My Professional Insight (Vivian's Insight)

My final advice to investors is this: You need to find a project "architect" who can help you plan the entire line, not just a "brick-seller" who sells you a "brick" (the machine). An experienced supplier (with 20+ years of factory-floor experience) will think like your own engineer, help you avoid all the technical traps you haven't thought of, and ensure your massive investment is converted into profit, on time and on quality.

Summary

Building a 100k/day automatic line is a system-engineering project. Success depends on upfront blueprinting, TCO budgeting, and choosing an "architect" partner who provides a total solution.

100k/day Project Planning Overview

Frequently Asked Questions (FAQ)

1. What is a realistic total budget for a 100k/day fully-automatic line?
This varies, but I tell clients to prepare for the "auxiliaries and downstream" budget to be more than the blowing machine itself.
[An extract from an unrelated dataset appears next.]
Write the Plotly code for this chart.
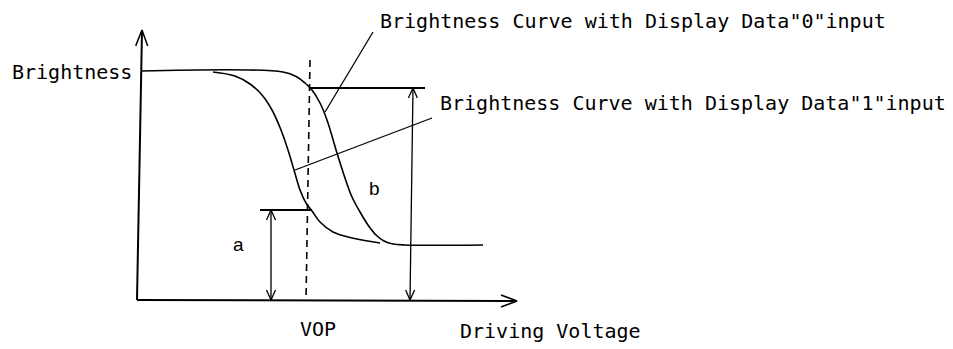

If a high-value 6-cavity linear blower is $80,000 - $100,000, the high-pressure air system, chiller, molds, and downstream packaging (labeler, wrapper) can easily be another $150,000 - $200,000. A total "from-scratch" project for this scale is typically $250,000 - $300,000+.

2. How much factory space do I really need for this line?
For the full line—from preform storage to the packaged pallet—you should plan for at least 600-800 square meters (6,500-8,500 sq ft). This gives you space for the utility room (power zone), the line itself, operator pathways, and storage for raw materials and finished goods. Ceiling height is also critical; you need at least 5-6 meters (16-20 ft).

3. Can I run multiple different bottle shapes on this one machine?
Yes! This is the primary advantage of choosing a linear machine over a rotary one. You will need a separate blow bottle mold for each bottle shape. A mold change on a 6-cavity linear machine can be done in about 30-45 minutes, so you could run your 500ml bottle in the morning shift and your 1.5L bottle in the afternoon shift.

4. What is the single biggest and most expensive mistake new investors make?
Hands down, it's under-budgeting the air compressor system. They buy a beautiful $80,000 machine and try to power it with a $20,000 compressor that is too small, has no dryer, and is poor quality. The result: the line never runs at full speed, bottle quality is low, and the machine's precision valves fail within a year. You must treat the air system as part of the machine's cost.

5. How long does it take from placing an order to making bottles?
A good supplier needs 90-120 days to manufacture, assemble, and test your blowing machine and molds. Shipping can take 30-45 days. Installation and commissioning (setup and training) on your factory floor will take another 2-3 weeks. A realistic timeline from placing the order to full production is about 6 to 8 months. You should use this time to prepare your factory, electrical, and piping.